On the Southern side of the Derwent River in Hobart, there is a military installation called Fort Direction. This was firstly a colonial defensive position then it became an ammunition storage depot until after WWII. The awe inspiring views from the point at the top of the hill look out to open sea are worth the visit. Imagination ran quite rampant when I considered the next stop hundreds of kilometres over the horizon was the Antarctic ice pack.

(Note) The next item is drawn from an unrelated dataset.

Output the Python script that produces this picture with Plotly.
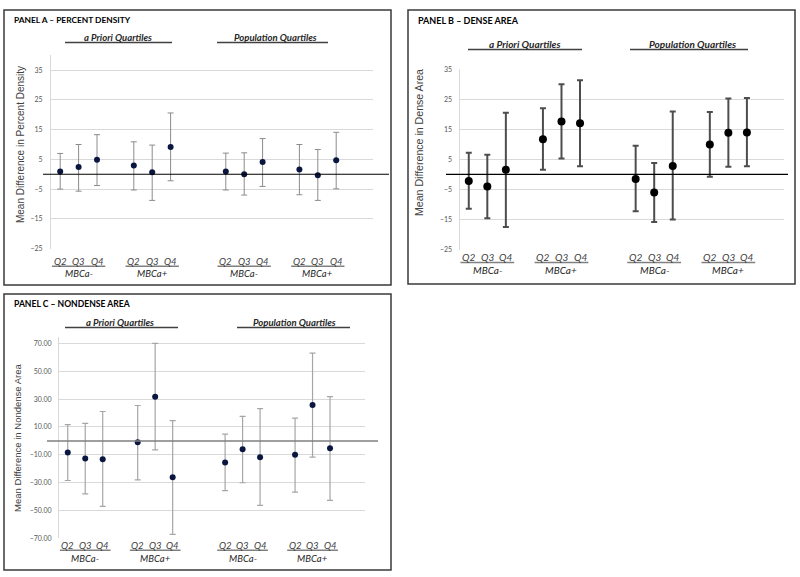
import plotly.graph_objects as go

# ---------------- data ----------------
quartile_labels = ["Q2", "Q3", "Q4"]
mbca_labels = ["MBCa-", "MBCa+"]
group_labels = ["a Priori Quartiles", "Population Quartiles"]

# Panel A - percent density
pd_mean = [0.9, 2.4, 4.9, 2.9, 0.7, 9.2, 0.9, 0.0, 4.1, 1.6, -0.3, 4.7]
pd_low = [-5.0, -5.7, -3.8, -5.3, -8.8, -2.2, -5.3, -7.0, -4.1, -6.9, -8.8, -4.9]
pd_high = [7.0, 10.0, 13.3, 10.9, 9.8, 20.6, 7.1, 7.2, 12.0, 10.0, 8.3, 14.1]

# Panel B - dense area
da_mean = [-2.2, -4.0, 1.5, 11.7, 17.6, 17.0, -1.5, -6.0, 2.8, 9.9, 13.8, 13.9]
da_low = [-11.4, -14.6, -17.5, 1.5, 5.3, 2.7, -12.3, -15.8, -15.0, -0.8, 2.5, 2.7]
da_high = [7.2, 6.5, 20.5, 22.0, 30.0, 31.3, 9.5, 3.8, 20.9, 20.7, 25.2, 25.4]

# Panel C - nondense area
nd_mean = [-8.4, -12.6, -13.1, -1.0, 31.7, -26.0, -15.4, -6.0, -11.7, -10.0, 25.8, -5.3]
nd_low = [-28.4, -38.0, -47.0, -27.9, -6.5, -67.0, -35.7, -30.0, -46.3, -36.8, -11.7, -42.7]
nd_high = [11.7, 12.6, 21.1, 25.4, 70.0, 14.5, 4.8, 17.6, 23.2, 16.4, 63.0, 31.7]

W, H = 800, 577


def px(x):
    return x / W


def py(y):
    return 1 - y / H


# category slots: group g, MBCa m, quartile q
slots = []
for g in range(len(group_labels)):
    for m in range(len(mbca_labels)):
        for q in range(len(quartile_labels)):
            slots.append(1 + g * 9 + m * 4 + q)

panels = [
    dict(name="A", title="PANEL A \u2013 PERCENT DENSITY", ytitle="Mean Difference in Percent Density",
         mean=pd_mean, low=pd_low, high=pd_high,
         box=(4, 5, 391, 284), plot=(51, 51, 373, 247), yrange=[-25, 40],
         ticks=[-25, -15, -5, 5, 15, 25, 35], fmt="d", ticklen=6,
         mcolor="#0b1640", msize=6, ecolor="#8c8c8c", ethick=1, ewidth=3,
         zcolor="#000000", zwidth=1.2, zx=(43, 389),
         title_xy=(12, 15), title_size=8.4,
         ytitle_xy=(20, 142), ytitle_size=10,
         grp_y=33, grp_line_y=38, grp_size=9.5,
         grp_text_x=[118, 275], grp_line=[(65, 172), (217, 328)],
         q_y=260, q_line_y=265, mb_y=272, q_size=9.5),
    dict(name="B", title="PANEL B \u2013 DENSE AREA", ytitle="Mean Difference in Dense Area",
         mean=da_mean, low=da_low, high=da_high,
         box=(408, 5, 795, 283), plot=(459.5, 65, 784, 248), yrange=[-25, 35],
         ticks=[-25, -15, -5, 5, 15, 25, 35], fmt="d", ticklen=5,
         mcolor="#000000", msize=8, ecolor="#4d4d4d", ethick=2, ewidth=3,
         zcolor="#000000", zwidth=1.2, zx=(446, 788),
         title_xy=(416, 16), title_size=9,
         ytitle_xy=(419, 140), ytitle_size=10.6,
         grp_y=40, grp_line_y=45, grp_size=10,
         grp_text_x=[525, 692], grp_line=[(468, 582), (630, 748)],
         q_y=256, q_line_y=261, mb_y=269, q_size=10),
    dict(name="C", title="PANEL C \u2013 NONDENSE AREA", ytitle="Mean Difference in Nondense Area",
         mean=nd_mean, low=nd_low, high=nd_high,
         box=(4, 293, 391, 573), plot=(59, 337, 365, 541), yrange=[-70, 74.3],
         ticks=[-70, -50, -30, -10, 10, 30, 50, 70], fmt=".2f", ticklen=5,
         mcolor="#0b1640", msize=6, ecolor="#a6a6a6", ethick=1.2, ewidth=3,
         zcolor="#7f7f7f", zwidth=1.5, zx=(47, 378),
         title_xy=(12, 303), title_size=8.6,
         ytitle_xy=(18, 439), ytitle_size=9.5,
         grp_y=322, grp_line_y=327, grp_size=9.5,
         grp_text_x=[120, 294], grp_line=[(65, 178), (237, 350)],
         q_y=548, q_line_y=553, mb_y=561, q_size=9.5),
]

fig = go.Figure()
shapes = []
annotations = []
label_font = "Lato, 'Open Sans', sans-serif"

for i, p in enumerate(panels):
    sfx = "" if i == 0 else str(i + 1)
    xa, ya = "x" + sfx, "y" + sfx
    x0p, y0p, x1p, y1p = p["plot"]

    err_plus = [h - m for h, m in zip(p["high"], p["mean"])]
    err_minus = [m - l for m, l in zip(p["mean"], p["low"])]
    fig.add_trace(go.Scatter(
        x=slots, y=p["mean"], mode="markers", xaxis=xa, yaxis=ya,
        marker=dict(color=p["mcolor"], size=p["msize"]),
        error_y=dict(type="data", symmetric=False, array=err_plus, arrayminus=err_minus,
                     color=p["ecolor"], thickness=p["ethick"], width=p["ewidth"]),
        showlegend=False, hoverinfo="skip", cliponaxis=False,
    ))

    fig.update_layout(**{
        ("xaxis" + sfx): dict(domain=[px(x0p), px(x1p)], range=[0.5, 18], showgrid=False,
                              zeroline=False, showline=False, showticklabels=False,
                              anchor=ya, fixedrange=True),
        ("yaxis" + sfx): dict(domain=[py(y1p), py(y0p)], range=p["yrange"], tickvals=p["ticks"],
                              tickformat=p["fmt"], showgrid=True, gridcolor="#d9d9d9", gridwidth=1,
                              zeroline=False, showline=True, linecolor="#d9d9d9", linewidth=1,
                              ticks="outside", ticklen=p["ticklen"], tickcolor="rgba(0,0,0,0)",
                              tickfont=dict(family=label_font, size=7, color="#595959"),
                              anchor=xa, fixedrange=True),
    })

    # panel frame
    bx0, by0, bx1, by1 = p["box"]
    shapes.append(dict(type="rect", xref="paper", yref="paper", x0=px(bx0), x1=px(bx1),
                       y0=py(by1), y1=py(by0), line=dict(color="#3a3a3a", width=1.5)))
    # zero line
    shapes.append(dict(type="line", xref="paper", yref=ya, x0=px(p["zx"][0]), x1=px(p["zx"][1]),
                       y0=0, y1=0, line=dict(color=p["zcolor"], width=p["zwidth"])))

    # panel title
    annotations.append(dict(text="<b>" + p["title"] + "</b>", xref="paper", yref="paper",
                            x=px(p["title_xy"][0]), y=py(p["title_xy"][1]), xanchor="left",
                            yanchor="middle", showarrow=False,
                            font=dict(family=label_font, size=p["title_size"], color="#000000")))
    # y title
    annotations.append(dict(text=p["ytitle"], xref="paper", yref="paper",
                            x=px(p["ytitle_xy"][0]), y=py(p["ytitle_xy"][1]), textangle=-90,
                            xanchor="center", yanchor="middle", showarrow=False,
                            font=dict(family="'Liberation Sans', Arial, sans-serif",
                                      size=p["ytitle_size"], color="#404040")))
    # group headers
    for g, glab in enumerate(group_labels):
        annotations.append(dict(text="<b><i>" + glab + "</i></b>", xref="paper", yref="paper",
                                x=px(p["grp_text_x"][g]), y=py(p["grp_y"]), xanchor="center",
                                yanchor="middle", showarrow=False,
                                font=dict(family=label_font, size=p["grp_size"], color="#262626")))
        lx0, lx1 = p["grp_line"][g]
        shapes.append(dict(type="line", xref="paper", yref="paper", x0=px(lx0), x1=px(lx1),
                           y0=py(p["grp_line_y"]), y1=py(p["grp_line_y"]),
                           line=dict(color="#404040", width=1.5)))
    # category labels
    k = 0
    for g in range(len(group_labels)):
        for m, mlab in enumerate(mbca_labels):
            trio = slots[k:k + 3]
            for q, qlab in enumerate(quartile_labels):
                annotations.append(dict(text="<i>" + qlab + "</i>", xref=xa, yref="paper",
                                        x=trio[q], y=py(p["q_y"]), xanchor="center",
                                        yanchor="middle", showarrow=False,
                                        font=dict(family=label_font, size=p["q_size"], color="#404040")))
            shapes.append(dict(type="line", xref=xa, yref="paper", x0=trio[0] - 0.45,
                               x1=trio[2] + 0.45, y0=py(p["q_line_y"]), y1=py(p["q_line_y"]),
                               line=dict(color="#808080", width=1.5)))
            annotations.append(dict(text="<i>" + mlab + "</i>", xref=xa, yref="paper",
                                    x=trio[1], y=py(p["mb_y"]), xanchor="center",
                                    yanchor="middle", showarrow=False,
                                    font=dict(family=label_font, size=p["q_size"], color="#262626")))
            k += 3

fig.update_layout(width=W, height=H, margin=dict(l=0, r=0, t=0, b=0),
                  paper_bgcolor="white", plot_bgcolor="white",
                  shapes=shapes, annotations=annotations)

fig.write_html("out.html", config={"displayModeBar": False},
               post_script="document.body.style.margin='0';document.body.style.overflow='hidden';")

My work for nearly four years in Tasmania was at the historical Anglesea Barracks the oldest continuously occupied military installation in Australia. The history of this establishment is unique, and one of my tasks was to supervise the rebuilding and design display lighting for museum pieces in the old military jail. This building itself is a work of history, and I enjoyed many hours of time exploring places where no tourist would be permitted (a privilege of my position that I exploited at every possible opportunity). I had access to historical photographs, hundreds of which are still not available for public display yet those that are, show pictures of history in the most incredible displays of sepia tones. It was quite an experience looking at historical pictures of buildings in which I became intimately familiar with during my work - standing in the same places over one hundred years after the pictures were taken is an unusual experience to describe.Tasmania, Australia is full of history as well as natural beauty. I could spend a lifetime exploring this one small island located approximately three hundred kilometres across Bass Straight from the main land of Australia. I recommend this as a true paradise on earth where you can enjoy relaxation with plenty to explore in the safety of a peaceful country.